▸ PROBLEM TO SOLVE
Your copy should be exact, beginning at the line containing "Clone this chart in Plotly.js." and ending at the line containing "return (H - B", with both lines kept and every picture dropped.

▸ PROVIDED RECORDS
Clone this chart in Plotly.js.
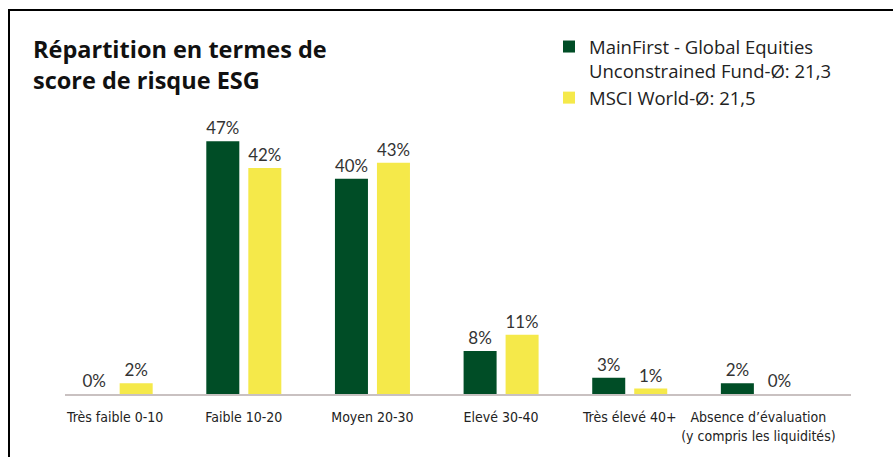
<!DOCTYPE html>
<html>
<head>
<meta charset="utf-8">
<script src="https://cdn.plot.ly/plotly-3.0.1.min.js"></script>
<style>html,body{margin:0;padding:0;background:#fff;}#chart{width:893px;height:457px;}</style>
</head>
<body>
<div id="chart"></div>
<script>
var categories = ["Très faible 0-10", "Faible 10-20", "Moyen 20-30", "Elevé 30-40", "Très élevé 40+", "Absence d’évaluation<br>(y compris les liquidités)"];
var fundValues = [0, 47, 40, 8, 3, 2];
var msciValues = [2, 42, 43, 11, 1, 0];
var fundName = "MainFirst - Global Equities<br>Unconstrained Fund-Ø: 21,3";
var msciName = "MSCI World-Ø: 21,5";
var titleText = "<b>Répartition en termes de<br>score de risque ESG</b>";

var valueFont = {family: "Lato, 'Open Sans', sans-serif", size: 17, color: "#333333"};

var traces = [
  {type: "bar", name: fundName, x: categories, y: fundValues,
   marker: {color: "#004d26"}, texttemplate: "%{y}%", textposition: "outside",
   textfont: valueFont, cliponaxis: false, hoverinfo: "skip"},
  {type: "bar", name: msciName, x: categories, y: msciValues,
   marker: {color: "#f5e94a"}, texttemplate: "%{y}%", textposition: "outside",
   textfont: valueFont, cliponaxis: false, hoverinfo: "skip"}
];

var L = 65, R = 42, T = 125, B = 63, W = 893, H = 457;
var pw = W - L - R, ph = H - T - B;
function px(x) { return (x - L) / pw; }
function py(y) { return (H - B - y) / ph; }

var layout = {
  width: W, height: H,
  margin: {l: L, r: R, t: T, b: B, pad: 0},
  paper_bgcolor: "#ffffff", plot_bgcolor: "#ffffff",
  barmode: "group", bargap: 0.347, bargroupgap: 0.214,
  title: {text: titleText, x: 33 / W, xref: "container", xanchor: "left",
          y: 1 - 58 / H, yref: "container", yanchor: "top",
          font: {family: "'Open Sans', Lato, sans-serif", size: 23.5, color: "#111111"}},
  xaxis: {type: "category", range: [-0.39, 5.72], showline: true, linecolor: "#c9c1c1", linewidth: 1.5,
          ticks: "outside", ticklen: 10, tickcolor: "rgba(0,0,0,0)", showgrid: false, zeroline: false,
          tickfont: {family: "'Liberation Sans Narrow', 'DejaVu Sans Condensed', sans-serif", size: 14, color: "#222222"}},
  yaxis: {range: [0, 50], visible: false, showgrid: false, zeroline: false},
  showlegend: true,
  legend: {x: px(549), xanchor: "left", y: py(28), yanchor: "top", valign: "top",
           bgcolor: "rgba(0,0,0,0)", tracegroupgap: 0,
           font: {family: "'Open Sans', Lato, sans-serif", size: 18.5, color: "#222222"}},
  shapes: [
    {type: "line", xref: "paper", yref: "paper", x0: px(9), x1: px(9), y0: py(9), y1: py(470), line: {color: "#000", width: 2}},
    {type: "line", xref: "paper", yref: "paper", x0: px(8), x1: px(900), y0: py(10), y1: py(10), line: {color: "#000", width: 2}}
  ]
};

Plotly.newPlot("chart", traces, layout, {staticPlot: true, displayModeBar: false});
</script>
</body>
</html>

==

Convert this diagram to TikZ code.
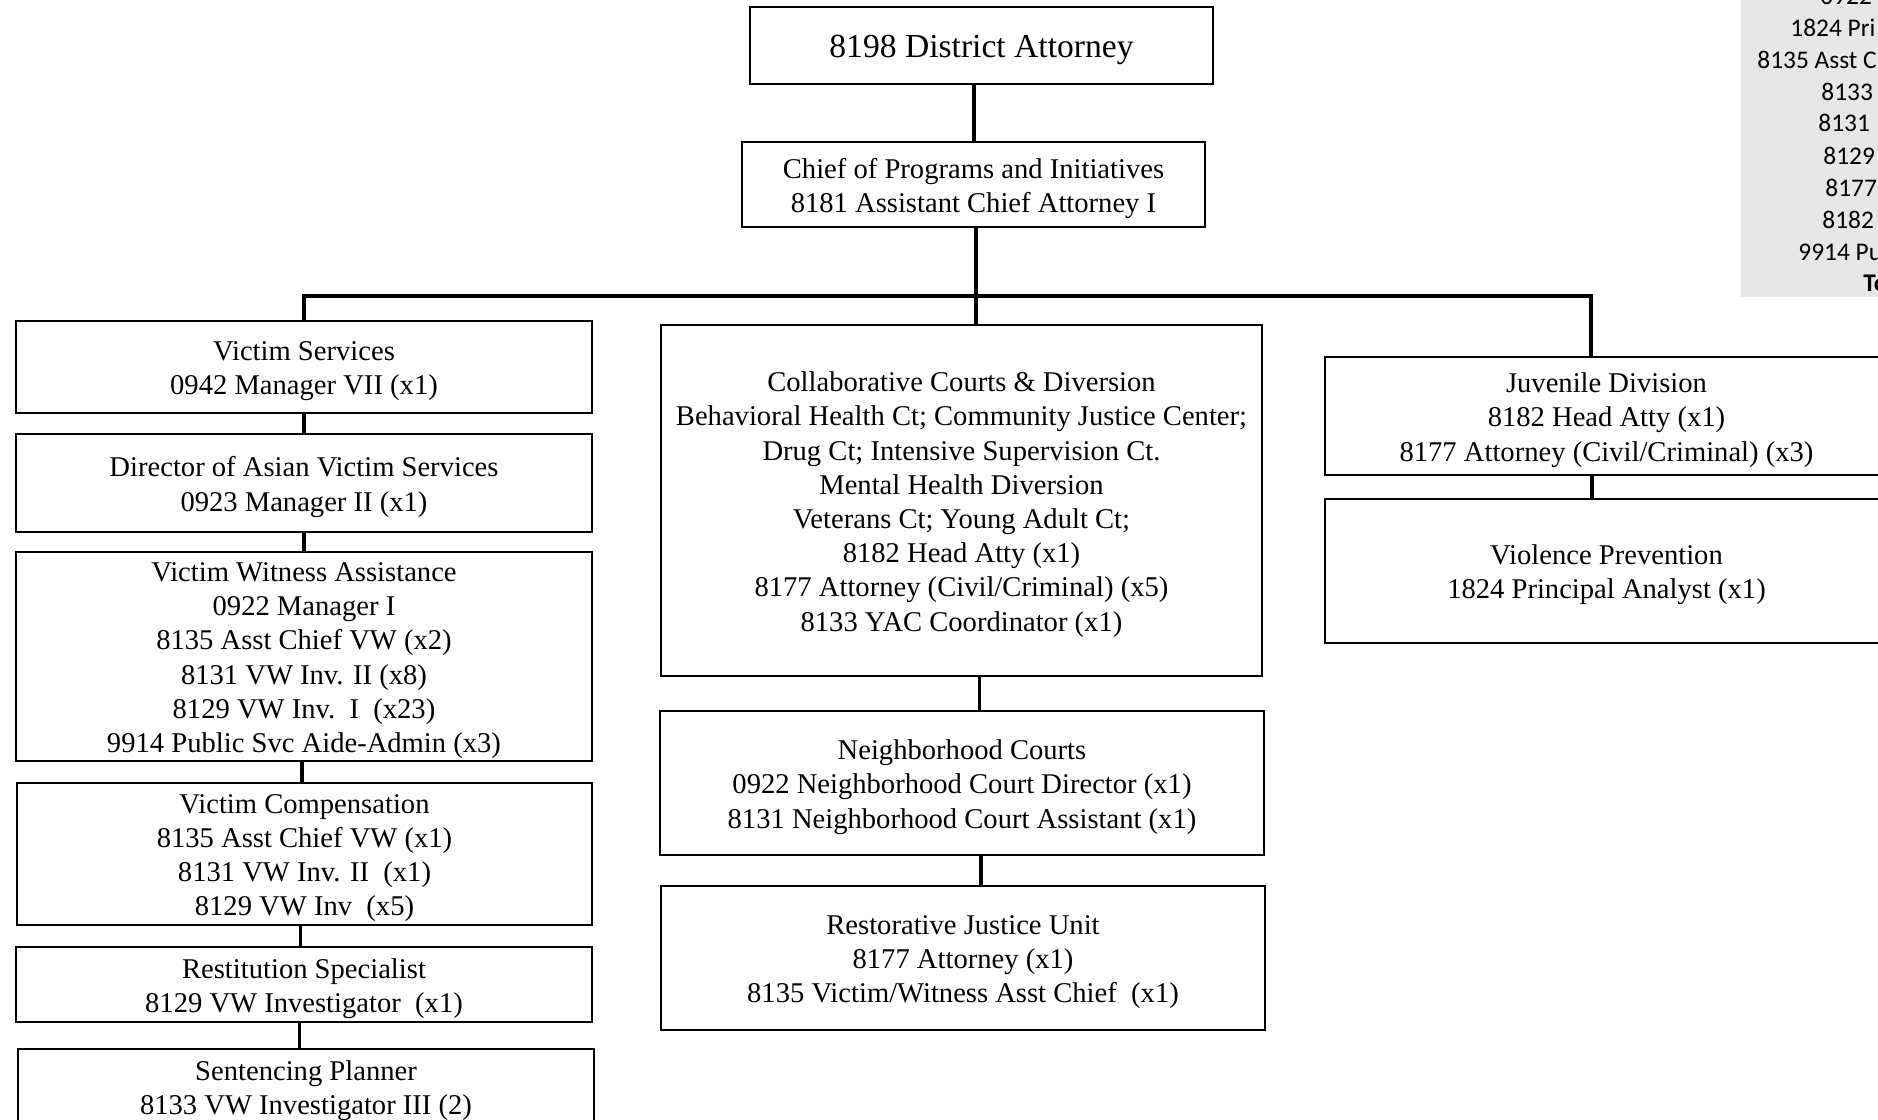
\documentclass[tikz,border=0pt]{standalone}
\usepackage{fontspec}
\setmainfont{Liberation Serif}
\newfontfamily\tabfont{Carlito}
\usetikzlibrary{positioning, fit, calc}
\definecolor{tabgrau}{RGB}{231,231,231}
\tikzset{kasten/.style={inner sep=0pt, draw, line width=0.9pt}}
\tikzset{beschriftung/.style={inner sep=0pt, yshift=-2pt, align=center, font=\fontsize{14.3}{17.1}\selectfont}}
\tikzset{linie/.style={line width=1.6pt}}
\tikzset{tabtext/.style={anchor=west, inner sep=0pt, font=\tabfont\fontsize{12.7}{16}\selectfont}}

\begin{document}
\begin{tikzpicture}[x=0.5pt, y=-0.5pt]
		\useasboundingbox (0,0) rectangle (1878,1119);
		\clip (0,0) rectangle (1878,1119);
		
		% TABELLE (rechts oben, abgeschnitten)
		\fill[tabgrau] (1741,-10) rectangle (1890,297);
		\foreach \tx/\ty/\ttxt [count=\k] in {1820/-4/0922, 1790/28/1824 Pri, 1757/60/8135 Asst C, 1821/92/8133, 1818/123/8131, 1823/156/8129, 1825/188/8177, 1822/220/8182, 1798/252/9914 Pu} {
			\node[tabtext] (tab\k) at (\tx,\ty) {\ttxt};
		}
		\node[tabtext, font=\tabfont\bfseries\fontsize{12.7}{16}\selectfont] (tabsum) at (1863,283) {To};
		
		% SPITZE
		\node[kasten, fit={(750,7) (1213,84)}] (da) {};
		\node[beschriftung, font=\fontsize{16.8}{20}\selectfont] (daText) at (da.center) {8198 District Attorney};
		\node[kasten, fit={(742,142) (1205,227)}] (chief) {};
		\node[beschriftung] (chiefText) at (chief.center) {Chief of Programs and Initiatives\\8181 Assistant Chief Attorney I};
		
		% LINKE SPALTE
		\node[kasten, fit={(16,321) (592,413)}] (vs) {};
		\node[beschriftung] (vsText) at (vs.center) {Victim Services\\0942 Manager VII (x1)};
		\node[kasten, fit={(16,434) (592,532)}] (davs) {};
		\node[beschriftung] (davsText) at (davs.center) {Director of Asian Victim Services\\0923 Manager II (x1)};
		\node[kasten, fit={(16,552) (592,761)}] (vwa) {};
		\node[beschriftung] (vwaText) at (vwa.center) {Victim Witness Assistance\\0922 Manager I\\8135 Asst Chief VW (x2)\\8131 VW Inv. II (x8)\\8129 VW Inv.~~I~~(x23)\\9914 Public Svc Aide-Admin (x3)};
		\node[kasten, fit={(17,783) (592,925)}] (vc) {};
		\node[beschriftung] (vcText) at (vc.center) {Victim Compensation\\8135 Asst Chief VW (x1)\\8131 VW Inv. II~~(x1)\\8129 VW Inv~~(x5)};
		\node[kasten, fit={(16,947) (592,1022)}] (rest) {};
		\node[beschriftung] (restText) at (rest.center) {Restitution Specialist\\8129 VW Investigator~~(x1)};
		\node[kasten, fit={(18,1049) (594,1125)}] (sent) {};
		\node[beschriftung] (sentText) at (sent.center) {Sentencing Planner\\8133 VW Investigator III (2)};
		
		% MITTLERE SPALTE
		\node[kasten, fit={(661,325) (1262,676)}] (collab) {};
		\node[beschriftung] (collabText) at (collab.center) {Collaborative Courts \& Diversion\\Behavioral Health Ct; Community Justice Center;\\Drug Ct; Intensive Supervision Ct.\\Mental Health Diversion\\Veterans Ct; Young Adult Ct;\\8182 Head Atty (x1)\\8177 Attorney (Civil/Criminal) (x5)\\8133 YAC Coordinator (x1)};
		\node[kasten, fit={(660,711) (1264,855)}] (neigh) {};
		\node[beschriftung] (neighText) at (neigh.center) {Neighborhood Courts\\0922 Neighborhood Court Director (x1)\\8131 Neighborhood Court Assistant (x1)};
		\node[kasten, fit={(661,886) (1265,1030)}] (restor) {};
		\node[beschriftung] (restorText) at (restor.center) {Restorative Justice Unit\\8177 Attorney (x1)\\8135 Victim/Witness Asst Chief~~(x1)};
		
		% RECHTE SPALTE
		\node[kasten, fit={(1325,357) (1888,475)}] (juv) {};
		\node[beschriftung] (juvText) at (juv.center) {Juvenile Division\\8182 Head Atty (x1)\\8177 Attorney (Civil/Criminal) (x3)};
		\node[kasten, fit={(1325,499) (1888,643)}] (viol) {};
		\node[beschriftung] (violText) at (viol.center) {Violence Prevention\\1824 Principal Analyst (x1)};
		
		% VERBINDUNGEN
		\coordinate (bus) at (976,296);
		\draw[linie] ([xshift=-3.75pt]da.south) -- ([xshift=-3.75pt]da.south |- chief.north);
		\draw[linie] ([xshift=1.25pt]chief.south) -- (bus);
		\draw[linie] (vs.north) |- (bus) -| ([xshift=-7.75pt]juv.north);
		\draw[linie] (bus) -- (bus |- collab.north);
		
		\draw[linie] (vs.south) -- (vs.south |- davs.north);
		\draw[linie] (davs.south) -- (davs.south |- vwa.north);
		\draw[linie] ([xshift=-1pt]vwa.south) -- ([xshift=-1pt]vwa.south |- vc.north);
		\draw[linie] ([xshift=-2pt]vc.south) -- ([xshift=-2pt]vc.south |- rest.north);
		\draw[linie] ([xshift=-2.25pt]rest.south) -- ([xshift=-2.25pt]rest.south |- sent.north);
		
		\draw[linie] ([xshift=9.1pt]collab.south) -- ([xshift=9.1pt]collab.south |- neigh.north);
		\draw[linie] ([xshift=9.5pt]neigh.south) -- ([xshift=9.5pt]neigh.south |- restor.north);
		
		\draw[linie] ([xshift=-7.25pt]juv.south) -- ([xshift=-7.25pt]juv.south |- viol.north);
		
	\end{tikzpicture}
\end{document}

* * *

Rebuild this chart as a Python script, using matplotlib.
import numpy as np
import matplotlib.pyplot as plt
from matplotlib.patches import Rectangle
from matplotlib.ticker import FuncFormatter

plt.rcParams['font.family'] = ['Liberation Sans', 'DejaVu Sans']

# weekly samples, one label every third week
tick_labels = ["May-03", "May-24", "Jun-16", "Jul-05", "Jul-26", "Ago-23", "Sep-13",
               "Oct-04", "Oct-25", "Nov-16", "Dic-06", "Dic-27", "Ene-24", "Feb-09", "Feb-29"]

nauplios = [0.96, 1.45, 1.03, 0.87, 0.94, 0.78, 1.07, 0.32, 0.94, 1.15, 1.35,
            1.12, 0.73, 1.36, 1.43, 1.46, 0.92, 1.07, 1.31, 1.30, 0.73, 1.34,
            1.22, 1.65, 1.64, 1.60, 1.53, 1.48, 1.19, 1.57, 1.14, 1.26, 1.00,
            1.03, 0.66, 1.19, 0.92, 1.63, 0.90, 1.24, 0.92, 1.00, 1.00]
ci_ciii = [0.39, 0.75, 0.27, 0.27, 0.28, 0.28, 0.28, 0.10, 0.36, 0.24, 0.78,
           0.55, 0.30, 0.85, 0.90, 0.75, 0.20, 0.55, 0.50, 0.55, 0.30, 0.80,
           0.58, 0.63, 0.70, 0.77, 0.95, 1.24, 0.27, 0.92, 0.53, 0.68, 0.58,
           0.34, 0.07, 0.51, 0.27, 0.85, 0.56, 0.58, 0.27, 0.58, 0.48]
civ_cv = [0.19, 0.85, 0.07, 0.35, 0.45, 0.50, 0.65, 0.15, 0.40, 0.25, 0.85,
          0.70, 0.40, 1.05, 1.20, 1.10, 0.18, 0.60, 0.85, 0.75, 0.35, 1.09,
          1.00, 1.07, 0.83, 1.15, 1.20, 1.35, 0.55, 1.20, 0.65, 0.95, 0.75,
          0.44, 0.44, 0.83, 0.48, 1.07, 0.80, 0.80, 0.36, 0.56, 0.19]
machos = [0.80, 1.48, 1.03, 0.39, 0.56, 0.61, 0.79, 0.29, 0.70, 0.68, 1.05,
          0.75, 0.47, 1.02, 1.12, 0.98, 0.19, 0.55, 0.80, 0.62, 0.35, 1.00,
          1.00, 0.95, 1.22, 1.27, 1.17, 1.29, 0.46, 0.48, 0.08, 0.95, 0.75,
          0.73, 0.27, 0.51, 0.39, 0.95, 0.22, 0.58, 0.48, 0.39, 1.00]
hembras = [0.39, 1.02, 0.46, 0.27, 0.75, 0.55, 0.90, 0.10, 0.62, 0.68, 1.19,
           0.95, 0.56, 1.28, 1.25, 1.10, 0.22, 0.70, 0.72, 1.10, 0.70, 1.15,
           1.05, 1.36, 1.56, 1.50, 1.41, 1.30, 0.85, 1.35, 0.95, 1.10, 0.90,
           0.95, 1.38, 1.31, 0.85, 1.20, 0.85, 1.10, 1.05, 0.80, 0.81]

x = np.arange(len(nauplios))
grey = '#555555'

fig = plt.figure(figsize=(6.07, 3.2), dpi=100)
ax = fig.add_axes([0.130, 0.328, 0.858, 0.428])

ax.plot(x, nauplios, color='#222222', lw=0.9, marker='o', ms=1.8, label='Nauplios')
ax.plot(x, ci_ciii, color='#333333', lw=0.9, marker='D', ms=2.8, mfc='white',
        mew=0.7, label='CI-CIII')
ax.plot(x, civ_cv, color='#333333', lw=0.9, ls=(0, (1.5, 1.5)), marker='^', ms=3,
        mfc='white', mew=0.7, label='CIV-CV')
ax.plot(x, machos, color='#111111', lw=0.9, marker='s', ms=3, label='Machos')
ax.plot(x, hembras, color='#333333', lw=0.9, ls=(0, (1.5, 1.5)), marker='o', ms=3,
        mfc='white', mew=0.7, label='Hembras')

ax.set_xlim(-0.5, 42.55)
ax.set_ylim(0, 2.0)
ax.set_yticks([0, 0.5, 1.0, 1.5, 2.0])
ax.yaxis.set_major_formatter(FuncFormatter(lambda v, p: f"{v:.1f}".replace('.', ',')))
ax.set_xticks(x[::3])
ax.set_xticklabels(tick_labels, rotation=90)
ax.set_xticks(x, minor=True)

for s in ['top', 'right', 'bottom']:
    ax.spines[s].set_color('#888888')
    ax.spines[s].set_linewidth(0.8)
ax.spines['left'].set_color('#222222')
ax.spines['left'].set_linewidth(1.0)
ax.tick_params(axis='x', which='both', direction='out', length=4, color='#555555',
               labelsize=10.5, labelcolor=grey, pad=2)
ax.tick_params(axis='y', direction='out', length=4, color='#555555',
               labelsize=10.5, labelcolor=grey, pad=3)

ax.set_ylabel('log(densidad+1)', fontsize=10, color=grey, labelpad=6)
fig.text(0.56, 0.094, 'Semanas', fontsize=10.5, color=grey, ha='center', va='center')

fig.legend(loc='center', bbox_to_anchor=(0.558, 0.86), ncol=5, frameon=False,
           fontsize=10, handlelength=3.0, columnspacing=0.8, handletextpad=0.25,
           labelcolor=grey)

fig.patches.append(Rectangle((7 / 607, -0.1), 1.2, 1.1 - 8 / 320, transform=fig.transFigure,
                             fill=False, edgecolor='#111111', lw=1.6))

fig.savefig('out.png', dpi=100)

▸ TASK OUTPUT
Clone this chart in Plotly.js.
<!DOCTYPE html>
<html>
<head>
<meta charset="utf-8">
<script src="https://cdn.plot.ly/plotly-3.0.1.min.js"></script>
<style>html,body{margin:0;padding:0;background:#fff;}#chart{width:893px;height:457px;}</style>
</head>
<body>
<div id="chart"></div>
<script>
var categories = ["Très faible 0-10", "Faible 10-20", "Moyen 20-30", "Elevé 30-40", "Très élevé 40+", "Absence d’évaluation<br>(y compris les liquidités)"];
var fundValues = [0, 47, 40, 8, 3, 2];
var msciValues = [2, 42, 43, 11, 1, 0];
var fundName = "MainFirst - Global Equities<br>Unconstrained Fund-Ø: 21,3";
var msciName = "MSCI World-Ø: 21,5";
var titleText = "<b>Répartition en termes de<br>score de risque ESG</b>";

var valueFont = {family: "Lato, 'Open Sans', sans-serif", size: 17, color: "#333333"};

var traces = [
  {type: "bar", name: fundName, x: categories, y: fundValues,
   marker: {color: "#004d26"}, texttemplate: "%{y}%", textposition: "outside",
   textfont: valueFont, cliponaxis: false, hoverinfo: "skip"},
  {type: "bar", name: msciName, x: categories, y: msciValues,
   marker: {color: "#f5e94a"}, texttemplate: "%{y}%", textposition: "outside",
   textfont: valueFont, cliponaxis: false, hoverinfo: "skip"}
];

var L = 65, R = 42, T = 125, B = 63, W = 893, H = 457;
var pw = W - L - R, ph = H - T - B;
function px(x) { return (x - L) / pw; }
function py(y) { return (H - B - y) / ph; }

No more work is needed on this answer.